Tangential Speed and Angular Momentum

[yellowgators]

Homework Statement

An ice-skater, with a mass of 60.0 kg, glides in a circle of radius 1.4 m with a tangential speed of 6.0 m/s. A second skater, with a mass of 50.0 kg, glides on the same circular path with a tangential speed of 5.0 m/s. At an instant of time, both skaters grab the ends of a lightweight, rigid set of rods, set at 90 degrees to each other, that can freely rotate about a pole, fixed in place on the ice. A) If each rod is 1.4 m long what is the tangential speed of the skaters after they grab the rods? B) What is the direction of the angular momentum of the before and after the skaters "collide" with the rods?

Homework Equations

A)Vtang=r(omega)
m1Vi1+m2Vi2=(m1+m2)Vf

B)L=I(omega)

The Attempt at a Solution

A) Vf=(m1mVi1+m2Vi2)/(m1+m2)=[60kg(6.0 m/s)+50kg(5.0m/s)]/(60kg+50kg)=5.54m/s
I didn't include the radius in my calculations because it remains the same for both skaters before and after the collision with the rods.
B)For the second part: I looked up the rotational inertia of a rod rotating at an axis located at its end: 1/3ML^2. Because the problem says lightweight rods, I think I need to set it equal to zero, but then I=0 and the angular acceleration would equal zero.
After the skaters collide with the rods:
omega is Vtang/r= (5.54m/s)/1.4m=3.95
1/3ML^2 for the first skater- 1/3(60kg)(1.4m)^2*(omega)= 39.2 kg m*3.95/sec= 154 kg m/s
for the second skater- 1/3(50kg)(1.4m)^2*(omega)=32.67 kg m*3.95/sec=129 kg m/s
154+129 kg m/s= 283 kg m/s

Is this right? Any help would be very much appreciated.

 

[dynamicsolo]

I'll start out by saying that I find this problem to be poorly written (I assume you're quoting it verbatim). It doesn't say whether the two skaters are moving on the path in the same or opposite directions and whether the direction(s) are clockwise or counter-clockwise are seen, say, from above. (I also find the description of the rod system unclear, but you have interpreted it in the same way I did...)
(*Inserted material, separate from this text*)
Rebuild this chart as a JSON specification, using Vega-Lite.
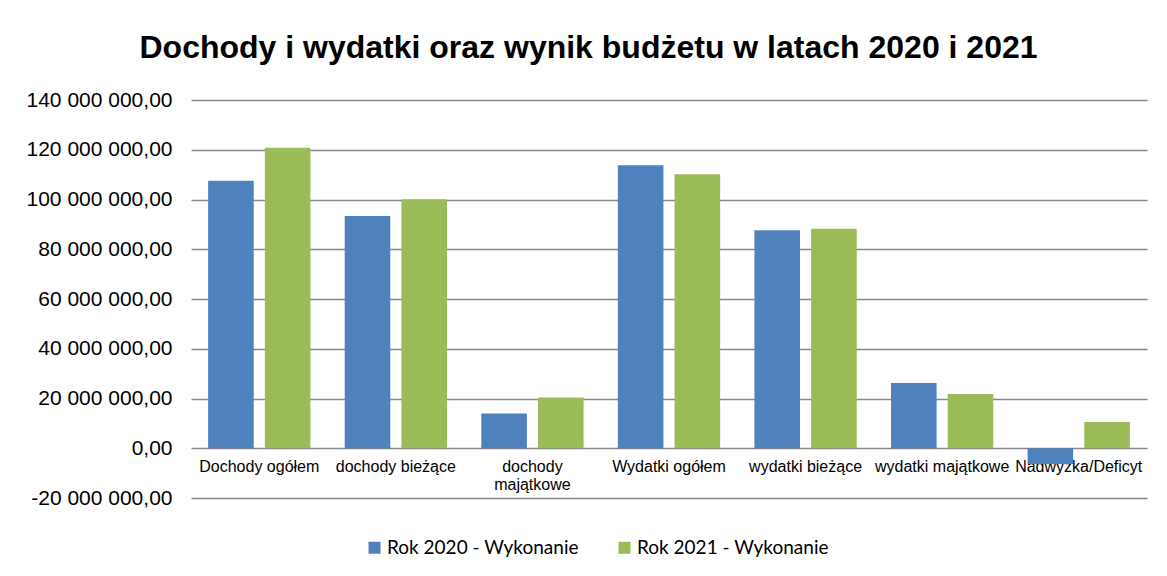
{
  "$schema": "https://vega.github.io/schema/vega-lite/v6.json",
  "autosize": {"type": "none"},
  "width": 956,
  "height": 398,
  "padding": {"left": 191, "top": 100, "right": 20, "bottom": 78},
  "background": "white",
  "title": {
    "text": "Dochody i wydatki oraz wynik budżetu w latach 2020 i 2021",
    "font": "Liberation Sans",
    "fontSize": 32,
    "fontWeight": "bold",
    "color": "#000000",
    "anchor": "middle",
    "frame": "bounds",
    "baseline": "alphabetic",
    "offset": -1,
    "dx": 2
  },
  "config": {
    "locale": {
      "number": {"decimal": ",", "thousands": " ", "grouping": [3], "currency": ["", ""], "minus": "-"}
    },
    "view": {"stroke": null}
  },
  "data": {
    "values": [
      {"kategoria": "Dochody ogółem", "seria": "Rok 2020  - Wykonanie", "wartosc": 107500000},
      {"kategoria": "Dochody ogółem", "seria": "Rok 2021 - Wykonanie", "wartosc": 120800000},
      {"kategoria": "dochody bieżące", "seria": "Rok 2020  - Wykonanie", "wartosc": 93400000},
      {"kategoria": "dochody bieżące", "seria": "Rok 2021 - Wykonanie", "wartosc": 100100000},
      {"kategoria": "dochody majątkowe", "seria": "Rok 2020  - Wykonanie", "wartosc": 14000000},
      {"kategoria": "dochody majątkowe", "seria": "Rok 2021 - Wykonanie", "wartosc": 20400000},
      {"kategoria": "Wydatki ogółem", "seria": "Rok 2020  - Wykonanie", "wartosc": 113800000},
      {"kategoria": "Wydatki ogółem", "seria": "Rok 2021 - Wykonanie", "wartosc": 110200000},
      {"kategoria": "wydatki bieżące", "seria": "Rok 2020  - Wykonanie", "wartosc": 87600000},
      {"kategoria": "wydatki bieżące", "seria": "Rok 2021 - Wykonanie", "wartosc": 88200000},
      {"kategoria": "wydatki majątkowe", "seria": "Rok 2020  - Wykonanie", "wartosc": 26200000},
      {"kategoria": "wydatki majątkowe", "seria": "Rok 2021 - Wykonanie", "wartosc": 21800000},
      {"kategoria": "Nadwyżka/Deficyt", "seria": "Rok 2020  - Wykonanie", "wartosc": -6300000},
      {"kategoria": "Nadwyżka/Deficyt", "seria": "Rok 2021 - Wykonanie", "wartosc": 10600000}
    ]
  },
  "mark": {"type": "bar"},
  "encoding": {
    "x": {
      "field": "kategoria",
      "type": "nominal",
      "sort": null,
      "scale": {"paddingInner": 0.251, "paddingOuter": 0.1255},
      "axis": {
        "title": null,
        "labelAngle": 0,
        "labelFont": "Liberation Sans",
        "labelFontSize": 16,
        "labelColor": "#000000",
        "labelPadding": 10,
        "labelLineHeight": 18,
        "labelLimit": 200,
        "labelExpr": "datum.value == 'dochody majątkowe' ? ['dochody', 'majątkowe'] : datum.label",
        "domain": false,
        "ticks": false,
        "grid": false,
        "offset": -50
      }
    },
    "xOffset": {
      "field": "seria",
      "type": "nominal",
      "scale": {"paddingInner": 0.196, "paddingOuter": 0}
    },
    "y": {
      "field": "wartosc",
      "type": "quantitative",
      "scale": {"domain": [-20000000, 140000000], "nice": false, "zero": false},
      "axis": {
        "title": null,
        "values": [-20000000, 0, 20000000, 40000000, 60000000, 80000000, 100000000, 120000000, 140000000],
        "format": ",.2f",
        "labelFont": "Liberation Sans",
        "labelFontSize": 21,
        "labelColor": "#000000",
        "labelPadding": 19,
        "domain": false,
        "ticks": false,
        "grid": true,
        "gridColor": "#888888",
        "gridWidth": 1.5
      }
    },
    "color": {
      "field": "seria",
      "type": "nominal",
      "scale": {"range": ["#4F81BD", "#9BBB59"]},
      "legend": {
        "title": null,
        "orient": "none",
        "direction": "horizontal",
        "legendX": 174,
        "legendY": 438,
        "symbolType": "square",
        "symbolSize": 144,
        "symbolStrokeWidth": 0,
        "symbolOpacity": 1,
        "labelFont": "Lato",
        "labelFontSize": 19,
        "labelColor": "#000000",
        "labelOffset": 3,
        "columnPadding": 31,
        "labelLimit": 300
      }
    }
  }
}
If they are going in the same direction, then I agree with your calculation

A) Vf=(m1mVi1+m2Vi2)/(m1+m2)=[60kg(6.0 m/s)+50kg(5.0m/s)]/(60kg+50kg)=5.54m/s
I didn't include the radius in my calculations because it remains the same for both skaters before and after the collision with the rods.
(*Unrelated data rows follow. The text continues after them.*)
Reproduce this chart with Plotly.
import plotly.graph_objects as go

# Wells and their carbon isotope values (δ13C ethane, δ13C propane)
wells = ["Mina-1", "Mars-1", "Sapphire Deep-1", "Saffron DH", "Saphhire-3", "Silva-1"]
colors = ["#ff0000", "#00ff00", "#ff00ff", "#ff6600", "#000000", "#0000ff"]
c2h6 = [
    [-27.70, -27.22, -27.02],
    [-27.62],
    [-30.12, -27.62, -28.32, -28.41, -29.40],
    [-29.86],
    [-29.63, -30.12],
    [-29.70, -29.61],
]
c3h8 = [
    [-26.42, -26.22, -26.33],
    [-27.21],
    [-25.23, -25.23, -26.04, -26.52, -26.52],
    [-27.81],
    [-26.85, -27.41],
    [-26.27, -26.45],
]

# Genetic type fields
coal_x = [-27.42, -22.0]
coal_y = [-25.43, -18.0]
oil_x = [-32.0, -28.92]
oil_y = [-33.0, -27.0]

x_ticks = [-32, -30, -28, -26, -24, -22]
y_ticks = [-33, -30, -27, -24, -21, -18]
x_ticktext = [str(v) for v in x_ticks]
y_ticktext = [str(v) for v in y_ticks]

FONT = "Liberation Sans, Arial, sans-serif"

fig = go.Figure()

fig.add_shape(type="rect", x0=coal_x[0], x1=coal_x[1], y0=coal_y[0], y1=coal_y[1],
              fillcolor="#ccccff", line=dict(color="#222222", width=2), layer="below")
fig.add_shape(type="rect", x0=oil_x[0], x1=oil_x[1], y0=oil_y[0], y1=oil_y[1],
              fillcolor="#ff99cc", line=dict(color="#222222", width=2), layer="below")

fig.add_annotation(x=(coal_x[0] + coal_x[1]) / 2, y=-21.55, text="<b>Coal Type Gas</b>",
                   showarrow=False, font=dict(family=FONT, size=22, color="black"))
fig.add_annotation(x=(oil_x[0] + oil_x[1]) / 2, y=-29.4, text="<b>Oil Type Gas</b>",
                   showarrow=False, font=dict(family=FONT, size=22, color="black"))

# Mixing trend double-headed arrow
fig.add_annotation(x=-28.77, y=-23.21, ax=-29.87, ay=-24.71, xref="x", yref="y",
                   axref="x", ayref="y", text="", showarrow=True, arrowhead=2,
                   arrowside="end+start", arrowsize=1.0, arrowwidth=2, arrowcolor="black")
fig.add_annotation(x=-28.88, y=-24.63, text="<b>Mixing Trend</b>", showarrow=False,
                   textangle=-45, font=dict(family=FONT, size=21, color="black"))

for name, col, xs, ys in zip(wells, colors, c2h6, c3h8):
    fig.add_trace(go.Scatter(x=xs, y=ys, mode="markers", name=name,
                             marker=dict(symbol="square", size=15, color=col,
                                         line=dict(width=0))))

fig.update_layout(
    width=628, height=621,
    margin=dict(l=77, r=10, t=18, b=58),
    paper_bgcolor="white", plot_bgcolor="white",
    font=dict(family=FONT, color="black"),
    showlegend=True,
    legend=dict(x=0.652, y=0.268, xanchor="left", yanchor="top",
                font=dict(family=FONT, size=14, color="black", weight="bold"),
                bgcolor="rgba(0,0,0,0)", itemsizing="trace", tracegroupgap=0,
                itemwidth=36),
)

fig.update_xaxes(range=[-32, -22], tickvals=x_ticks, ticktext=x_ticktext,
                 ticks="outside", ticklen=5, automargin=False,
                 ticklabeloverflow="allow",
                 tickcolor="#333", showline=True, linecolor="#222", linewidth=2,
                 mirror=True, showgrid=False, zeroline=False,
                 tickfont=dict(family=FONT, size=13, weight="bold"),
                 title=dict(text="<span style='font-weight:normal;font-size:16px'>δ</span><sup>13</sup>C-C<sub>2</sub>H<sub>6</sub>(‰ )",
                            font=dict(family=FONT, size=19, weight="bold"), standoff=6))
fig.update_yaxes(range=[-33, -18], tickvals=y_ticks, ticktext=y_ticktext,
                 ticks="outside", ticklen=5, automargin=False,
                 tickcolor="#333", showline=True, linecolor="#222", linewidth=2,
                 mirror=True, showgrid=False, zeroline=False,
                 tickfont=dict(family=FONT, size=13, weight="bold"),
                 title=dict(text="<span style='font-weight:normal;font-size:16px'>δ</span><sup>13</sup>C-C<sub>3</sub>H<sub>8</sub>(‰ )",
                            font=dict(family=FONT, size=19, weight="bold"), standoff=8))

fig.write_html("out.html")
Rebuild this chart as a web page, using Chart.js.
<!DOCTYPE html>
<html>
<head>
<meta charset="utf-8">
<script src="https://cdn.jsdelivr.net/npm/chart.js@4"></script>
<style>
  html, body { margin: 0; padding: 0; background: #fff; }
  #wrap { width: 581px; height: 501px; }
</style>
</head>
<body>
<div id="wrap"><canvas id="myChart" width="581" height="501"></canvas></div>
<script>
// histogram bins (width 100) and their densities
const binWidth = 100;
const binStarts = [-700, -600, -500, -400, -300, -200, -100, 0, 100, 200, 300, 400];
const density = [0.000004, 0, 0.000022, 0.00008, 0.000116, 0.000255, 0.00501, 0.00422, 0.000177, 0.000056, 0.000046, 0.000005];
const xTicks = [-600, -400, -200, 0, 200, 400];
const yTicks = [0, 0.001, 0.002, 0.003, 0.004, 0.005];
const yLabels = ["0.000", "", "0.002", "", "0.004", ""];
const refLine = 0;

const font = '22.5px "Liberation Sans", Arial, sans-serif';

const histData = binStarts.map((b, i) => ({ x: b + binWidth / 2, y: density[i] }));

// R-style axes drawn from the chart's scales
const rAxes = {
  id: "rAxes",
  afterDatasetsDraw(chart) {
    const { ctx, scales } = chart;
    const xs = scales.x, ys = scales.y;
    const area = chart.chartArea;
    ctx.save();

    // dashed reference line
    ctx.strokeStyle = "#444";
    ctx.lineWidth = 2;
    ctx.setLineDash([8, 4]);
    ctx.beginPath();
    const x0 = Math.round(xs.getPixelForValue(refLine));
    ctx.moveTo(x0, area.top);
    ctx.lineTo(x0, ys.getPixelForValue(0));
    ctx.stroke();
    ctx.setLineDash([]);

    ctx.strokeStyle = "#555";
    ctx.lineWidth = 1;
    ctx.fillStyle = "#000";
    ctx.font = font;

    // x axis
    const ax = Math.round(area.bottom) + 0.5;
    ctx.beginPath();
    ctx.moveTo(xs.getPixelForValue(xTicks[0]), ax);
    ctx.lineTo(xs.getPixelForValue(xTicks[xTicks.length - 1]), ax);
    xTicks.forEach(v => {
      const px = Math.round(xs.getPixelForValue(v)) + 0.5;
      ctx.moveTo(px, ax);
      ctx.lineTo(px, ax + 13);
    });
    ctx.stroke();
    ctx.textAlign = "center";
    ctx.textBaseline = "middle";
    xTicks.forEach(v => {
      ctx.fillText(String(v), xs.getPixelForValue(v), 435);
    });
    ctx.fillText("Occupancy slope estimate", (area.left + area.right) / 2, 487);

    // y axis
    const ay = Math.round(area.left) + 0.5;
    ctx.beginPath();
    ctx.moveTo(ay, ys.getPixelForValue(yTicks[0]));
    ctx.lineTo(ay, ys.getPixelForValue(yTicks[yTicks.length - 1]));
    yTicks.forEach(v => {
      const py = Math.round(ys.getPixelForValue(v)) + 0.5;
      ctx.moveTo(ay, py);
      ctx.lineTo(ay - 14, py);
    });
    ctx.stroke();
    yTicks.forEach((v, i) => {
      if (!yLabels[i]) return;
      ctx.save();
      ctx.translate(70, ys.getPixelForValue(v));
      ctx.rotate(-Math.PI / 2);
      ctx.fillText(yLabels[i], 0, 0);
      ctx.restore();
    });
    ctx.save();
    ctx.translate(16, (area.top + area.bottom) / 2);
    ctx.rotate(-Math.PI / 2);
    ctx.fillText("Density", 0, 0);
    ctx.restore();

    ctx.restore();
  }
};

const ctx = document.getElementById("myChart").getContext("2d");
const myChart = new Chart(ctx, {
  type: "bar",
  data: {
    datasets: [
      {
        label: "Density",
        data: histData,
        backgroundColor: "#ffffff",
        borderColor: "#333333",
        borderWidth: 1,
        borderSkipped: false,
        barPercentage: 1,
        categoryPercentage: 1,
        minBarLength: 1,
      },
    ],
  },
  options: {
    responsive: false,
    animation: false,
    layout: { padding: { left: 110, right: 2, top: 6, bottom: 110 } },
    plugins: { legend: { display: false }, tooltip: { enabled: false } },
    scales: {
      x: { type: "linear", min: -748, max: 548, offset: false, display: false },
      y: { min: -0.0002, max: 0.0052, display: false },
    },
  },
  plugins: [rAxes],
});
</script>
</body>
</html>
But an alternative acceptable answer, given the phrasing of the problem, would be

Vf = [ 60kg · (6.0 m/s) - 50kg · (5.0m/s) ] / ( 60 kg + 50 kg ) .
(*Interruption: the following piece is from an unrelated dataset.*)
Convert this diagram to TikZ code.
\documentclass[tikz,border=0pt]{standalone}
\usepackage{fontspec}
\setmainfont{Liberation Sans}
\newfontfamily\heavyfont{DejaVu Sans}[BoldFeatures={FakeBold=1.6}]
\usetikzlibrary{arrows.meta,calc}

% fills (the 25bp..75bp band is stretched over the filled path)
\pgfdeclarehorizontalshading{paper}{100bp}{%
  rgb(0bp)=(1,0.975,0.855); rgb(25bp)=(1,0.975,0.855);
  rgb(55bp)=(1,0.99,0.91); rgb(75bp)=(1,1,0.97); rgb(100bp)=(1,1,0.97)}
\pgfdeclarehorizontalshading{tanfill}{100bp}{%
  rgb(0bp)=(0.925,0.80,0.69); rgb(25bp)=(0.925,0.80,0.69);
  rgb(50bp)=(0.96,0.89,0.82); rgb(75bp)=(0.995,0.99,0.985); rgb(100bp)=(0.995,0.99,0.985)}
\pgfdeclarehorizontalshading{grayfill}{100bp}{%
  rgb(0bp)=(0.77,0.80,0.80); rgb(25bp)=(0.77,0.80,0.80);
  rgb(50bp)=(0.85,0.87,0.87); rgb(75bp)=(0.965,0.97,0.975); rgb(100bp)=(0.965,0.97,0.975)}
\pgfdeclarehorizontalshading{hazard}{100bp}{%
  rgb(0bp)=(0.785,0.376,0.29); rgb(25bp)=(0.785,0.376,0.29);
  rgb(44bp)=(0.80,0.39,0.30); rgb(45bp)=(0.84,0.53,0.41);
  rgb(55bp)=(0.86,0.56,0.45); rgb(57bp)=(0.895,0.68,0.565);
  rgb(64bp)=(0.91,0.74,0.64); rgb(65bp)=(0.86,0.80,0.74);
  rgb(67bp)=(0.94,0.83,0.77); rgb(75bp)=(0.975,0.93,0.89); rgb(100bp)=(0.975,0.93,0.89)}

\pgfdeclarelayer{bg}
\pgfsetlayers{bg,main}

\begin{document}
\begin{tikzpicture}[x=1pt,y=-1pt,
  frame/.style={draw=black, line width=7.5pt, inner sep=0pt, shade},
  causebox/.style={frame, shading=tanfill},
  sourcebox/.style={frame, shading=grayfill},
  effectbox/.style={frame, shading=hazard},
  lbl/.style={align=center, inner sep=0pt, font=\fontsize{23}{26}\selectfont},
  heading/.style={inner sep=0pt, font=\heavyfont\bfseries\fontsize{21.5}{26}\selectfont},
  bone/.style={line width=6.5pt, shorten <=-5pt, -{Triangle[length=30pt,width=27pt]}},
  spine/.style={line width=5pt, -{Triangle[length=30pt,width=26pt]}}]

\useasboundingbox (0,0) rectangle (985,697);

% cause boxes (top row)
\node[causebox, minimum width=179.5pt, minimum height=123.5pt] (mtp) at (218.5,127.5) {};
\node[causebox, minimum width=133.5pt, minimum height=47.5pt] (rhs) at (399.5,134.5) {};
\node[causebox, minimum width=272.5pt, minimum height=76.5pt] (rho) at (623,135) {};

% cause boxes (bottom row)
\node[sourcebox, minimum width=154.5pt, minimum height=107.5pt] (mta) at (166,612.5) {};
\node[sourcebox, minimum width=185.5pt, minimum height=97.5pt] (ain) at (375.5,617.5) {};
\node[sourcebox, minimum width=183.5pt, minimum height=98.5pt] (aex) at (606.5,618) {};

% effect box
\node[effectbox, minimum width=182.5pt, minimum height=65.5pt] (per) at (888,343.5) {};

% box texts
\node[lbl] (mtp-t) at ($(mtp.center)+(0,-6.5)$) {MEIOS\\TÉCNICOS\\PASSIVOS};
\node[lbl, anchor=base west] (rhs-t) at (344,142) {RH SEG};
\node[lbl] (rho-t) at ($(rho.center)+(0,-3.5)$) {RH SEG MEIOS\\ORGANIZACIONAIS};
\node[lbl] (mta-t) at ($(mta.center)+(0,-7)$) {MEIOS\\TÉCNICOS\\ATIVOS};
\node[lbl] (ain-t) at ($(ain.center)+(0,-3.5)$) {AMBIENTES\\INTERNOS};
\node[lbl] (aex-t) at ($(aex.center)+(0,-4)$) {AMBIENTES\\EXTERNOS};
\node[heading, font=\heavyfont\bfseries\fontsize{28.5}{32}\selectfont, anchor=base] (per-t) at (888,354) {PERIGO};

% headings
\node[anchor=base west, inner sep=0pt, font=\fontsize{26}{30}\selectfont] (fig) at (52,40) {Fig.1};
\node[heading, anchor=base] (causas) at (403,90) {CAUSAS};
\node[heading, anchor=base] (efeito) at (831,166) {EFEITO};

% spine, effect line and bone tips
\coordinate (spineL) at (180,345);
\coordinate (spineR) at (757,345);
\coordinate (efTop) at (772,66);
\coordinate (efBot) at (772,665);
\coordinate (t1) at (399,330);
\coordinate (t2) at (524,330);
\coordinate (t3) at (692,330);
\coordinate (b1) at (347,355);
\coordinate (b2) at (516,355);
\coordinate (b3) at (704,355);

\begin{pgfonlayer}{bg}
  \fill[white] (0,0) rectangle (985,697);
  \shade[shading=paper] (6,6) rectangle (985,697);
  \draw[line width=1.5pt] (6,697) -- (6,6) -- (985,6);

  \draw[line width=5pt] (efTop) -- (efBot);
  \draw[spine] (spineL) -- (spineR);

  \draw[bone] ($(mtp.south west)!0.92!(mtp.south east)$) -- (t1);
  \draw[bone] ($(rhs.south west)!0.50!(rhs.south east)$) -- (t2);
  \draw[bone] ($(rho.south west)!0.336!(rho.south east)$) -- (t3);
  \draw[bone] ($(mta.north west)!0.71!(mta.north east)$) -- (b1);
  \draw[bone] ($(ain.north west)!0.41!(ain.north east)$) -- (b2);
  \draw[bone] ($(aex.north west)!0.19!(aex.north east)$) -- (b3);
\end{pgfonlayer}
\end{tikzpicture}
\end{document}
As for the second part, they are only asking for the direction of the angular momentum. Well, that would be perpendicular to the plane of the skaters' motion, and thus would point either straight up or straight down. But which direction it is depends on which way the skaters are circulating. The only thing that can be said for sure is that since the heavier skater is also moving faster, their angular momentum dominates in case the two are moving in opposite directions. So the total angular momentum points in the same direction as that of the larger skater, regardless of what the two are doing. If this skater is traveling counter-clockwise, the total angular momentum points upward (both before and after the collision); otherwise, it points downward.